Following the earnings release and acquisition announcement, shares declined approximately 4.2%, marking their lowest close since December. The pullback took the stock below its 100-day moving average, a technical level that had previously provided support, and erased some of the 23.5% gain accumulated over the prior nine months. Options volume surged to roughly three times the average daily level, with particularly heavy activity in near-term call and put strikes tied to the company.

3. Analyst Sentiment and Price-Target Revisions

Despite the negative near-term price action, the majority of analysts remain constructive, with 18 of 22 maintaining a buy or better rating. However, three firms have trimmed their price targets post-earnings; Deutsche Bank, for example, lowered its target by eight points. The 12-month consensus target still implies more than 20% upside from current levels, suggesting that further downside risk may be limited unless credit trends deteriorate.

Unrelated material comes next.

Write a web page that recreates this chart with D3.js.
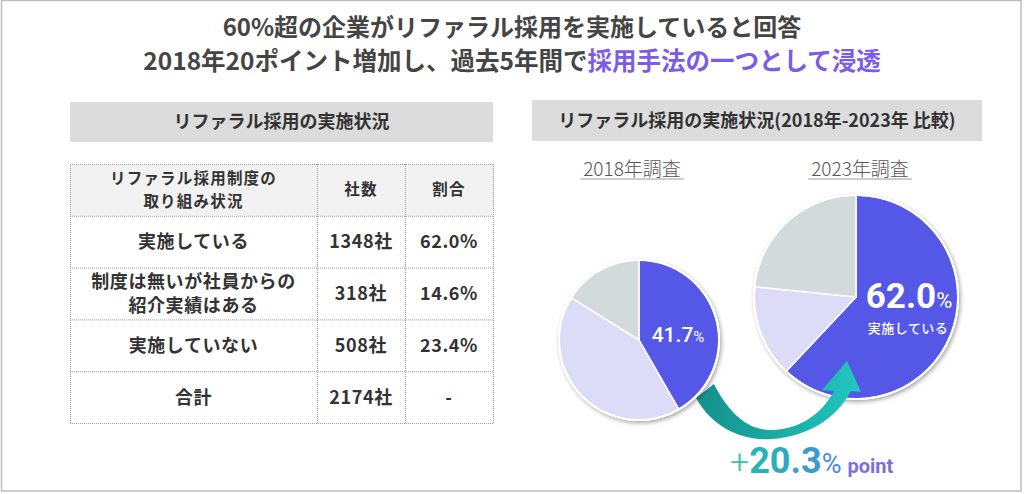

4. Credit Performance and Business Payments Outlook

Management highlighted improving credit metrics, noting that domestic card charge-offs continued to decline and delinquency rates tracked seasonal norms. Net interest margin compressed by 10 basis points to 8.26% but remains elevated by historical standards. Looking ahead, executives expect tax-refund season to provide a short-term boost to consumer credit performance, while the Brex acquisition positions the firm to capture a share of the $2 trillion business-payments market by integrating payables, receivables and expense management under a unified platform.